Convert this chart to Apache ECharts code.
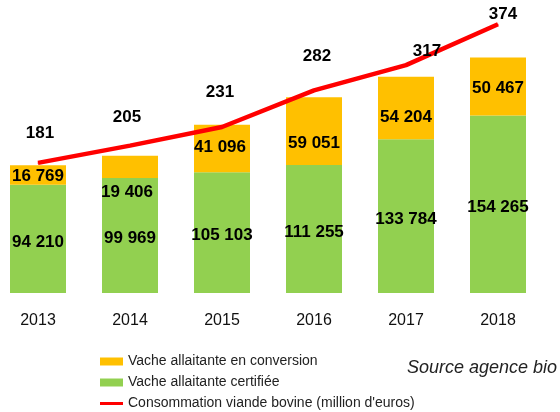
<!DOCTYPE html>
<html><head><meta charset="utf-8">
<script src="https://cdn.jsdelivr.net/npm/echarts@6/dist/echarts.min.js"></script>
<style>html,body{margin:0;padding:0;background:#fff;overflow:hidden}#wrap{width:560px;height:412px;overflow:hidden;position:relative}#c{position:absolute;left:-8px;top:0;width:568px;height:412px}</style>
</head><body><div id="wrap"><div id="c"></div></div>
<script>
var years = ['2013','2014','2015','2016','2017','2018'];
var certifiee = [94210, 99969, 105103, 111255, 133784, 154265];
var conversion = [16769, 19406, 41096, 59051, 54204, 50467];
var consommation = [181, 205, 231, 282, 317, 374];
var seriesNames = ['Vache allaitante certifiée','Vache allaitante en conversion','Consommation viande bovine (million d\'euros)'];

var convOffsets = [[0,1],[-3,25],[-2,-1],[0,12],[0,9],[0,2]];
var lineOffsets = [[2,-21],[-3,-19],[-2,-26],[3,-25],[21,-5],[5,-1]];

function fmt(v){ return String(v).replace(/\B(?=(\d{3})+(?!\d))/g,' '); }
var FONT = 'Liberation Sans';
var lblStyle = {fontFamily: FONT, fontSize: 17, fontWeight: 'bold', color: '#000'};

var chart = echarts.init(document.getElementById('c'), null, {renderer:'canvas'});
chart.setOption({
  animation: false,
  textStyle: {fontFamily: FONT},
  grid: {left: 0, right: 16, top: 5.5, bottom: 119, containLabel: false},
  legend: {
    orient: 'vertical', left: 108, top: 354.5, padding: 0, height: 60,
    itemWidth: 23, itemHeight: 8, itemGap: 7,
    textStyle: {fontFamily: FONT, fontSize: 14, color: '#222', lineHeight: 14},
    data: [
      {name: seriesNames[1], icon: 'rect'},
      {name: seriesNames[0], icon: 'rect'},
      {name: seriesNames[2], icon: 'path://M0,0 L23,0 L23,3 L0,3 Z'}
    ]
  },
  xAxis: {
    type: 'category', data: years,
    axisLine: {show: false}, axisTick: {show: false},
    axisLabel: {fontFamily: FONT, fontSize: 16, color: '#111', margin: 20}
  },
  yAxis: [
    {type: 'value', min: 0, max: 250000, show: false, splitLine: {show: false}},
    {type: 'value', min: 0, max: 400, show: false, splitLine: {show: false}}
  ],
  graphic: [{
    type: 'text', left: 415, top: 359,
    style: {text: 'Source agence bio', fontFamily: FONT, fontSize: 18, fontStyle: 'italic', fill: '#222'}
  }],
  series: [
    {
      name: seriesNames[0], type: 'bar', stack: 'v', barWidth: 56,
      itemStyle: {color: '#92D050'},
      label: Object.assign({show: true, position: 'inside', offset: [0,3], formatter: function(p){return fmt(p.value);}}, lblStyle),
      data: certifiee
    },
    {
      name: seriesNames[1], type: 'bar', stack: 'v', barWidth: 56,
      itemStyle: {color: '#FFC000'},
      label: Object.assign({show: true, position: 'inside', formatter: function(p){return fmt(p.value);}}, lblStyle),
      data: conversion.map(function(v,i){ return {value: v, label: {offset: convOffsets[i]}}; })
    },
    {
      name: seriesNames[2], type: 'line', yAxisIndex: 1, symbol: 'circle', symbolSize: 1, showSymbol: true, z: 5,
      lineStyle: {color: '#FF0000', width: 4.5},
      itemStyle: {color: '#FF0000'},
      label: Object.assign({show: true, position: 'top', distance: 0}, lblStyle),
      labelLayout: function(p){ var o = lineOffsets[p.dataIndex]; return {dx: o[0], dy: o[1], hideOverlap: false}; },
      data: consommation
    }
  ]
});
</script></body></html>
☆ ☆ ☆ ☆ ☆
Copy out every line of the material above exactly, skipping the pictures.

Convert this chart to Apache ECharts code.
<!DOCTYPE html>
<html><head><meta charset="utf-8">
<script src="https://cdn.jsdelivr.net/npm/echarts@6/dist/echarts.min.js"></script>
<style>html,body{margin:0;padding:0;background:#fff;overflow:hidden}#wrap{width:560px;height:412px;overflow:hidden;position:relative}#c{position:absolute;left:-8px;top:0;width:568px;height:412px}</style>
</head><body><div id="wrap"><div id="c"></div></div>
<script>
var years = ['2013','2014','2015','2016','2017','2018'];
var certifiee = [94210, 99969, 105103, 111255, 133784, 154265];
var conversion = [16769, 19406, 41096, 59051, 54204, 50467];
var consommation = [181, 205, 231, 282, 317, 374];
var seriesNames = ['Vache allaitante certifiée','Vache allaitante en conversion','Consommation viande bovine (million d\'euros)'];

var convOffsets = [[0,1],[-3,25],[-2,-1],[0,12],[0,9],[0,2]];
var lineOffsets = [[2,-21],[-3,-19],[-2,-26],[3,-25],[21,-5],[5,-1]];

function fmt(v){ return String(v).replace(/\B(?=(\d{3})+(?!\d))/g,' '); }
var FONT = 'Liberation Sans';
var lblStyle = {fontFamily: FONT, fontSize: 17, fontWeight: 'bold', color: '#000'};

var chart = echarts.init(document.getElementById('c'), null, {renderer:'canvas'});
chart.setOption({
  animation: false,
  textStyle: {fontFamily: FONT},
  grid: {left: 0, right: 16, top: 5.5, bottom: 119, containLabel: false},
  legend: {
    orient: 'vertical', left: 108, top: 354.5, padding: 0, height: 60,
    itemWidth: 23, itemHeight: 8, itemGap: 7,
    textStyle: {fontFamily: FONT, fontSize: 14, color: '#222', lineHeight: 14},
    data: [
      {name: seriesNames[1], icon: 'rect'},
      {name: seriesNames[0], icon: 'rect'},
      {name: seriesNames[2], icon: 'path://M0,0 L23,0 L23,3 L0,3 Z'}
    ]
  },
  xAxis: {
    type: 'category', data: years,
    axisLine: {show: false}, axisTick: {show: false},
    axisLabel: {fontFamily: FONT, fontSize: 16, color: '#111', margin: 20}
  },
  yAxis: [
    {type: 'value', min: 0, max: 250000, show: false, splitLine: {show: false}},
    {type: 'value', min: 0, max: 400, show: false, splitLine: {show: false}}
  ],
  graphic: [{
    type: 'text', left: 415, top: 359,
    style: {text: 'Source agence bio', fontFamily: FONT, fontSize: 18, fontStyle: 'italic', fill: '#222'}
  }],
  series: [
    {
      name: seriesNames[0], type: 'bar', stack: 'v', barWidth: 56,
      itemStyle: {color: '#92D050'},
      label: Object.assign({show: true, position: 'inside', offset: [0,3], formatter: function(p){return fmt(p.value);}}, lblStyle),
      data: certifiee
    },
    {
      name: seriesNames[1], type: 'bar', stack: 'v', barWidth: 56,
      itemStyle: {color: '#FFC000'},
      label: Object.assign({show: true, position: 'inside', formatter: function(p){return fmt(p.value);}}, lblStyle),
      data: conversion.map(function(v,i){ return {value: v, label: {offset: convOffsets[i]}}; })
    },
    {
      name: seriesNames[2], type: 'line', yAxisIndex: 1, symbol: 'circle', symbolSize: 1, showSymbol: true, z: 5,
      lineStyle: {color: '#FF0000', width: 4.5},
      itemStyle: {color: '#FF0000'},
      label: Object.assign({show: true, position: 'top', distance: 0}, lblStyle),
      labelLayout: function(p){ var o = lineOffsets[p.dataIndex]; return {dx: o[0], dy: o[1], hideOverlap: false}; },
      data: consommation
    }
  ]
});
</script></body></html>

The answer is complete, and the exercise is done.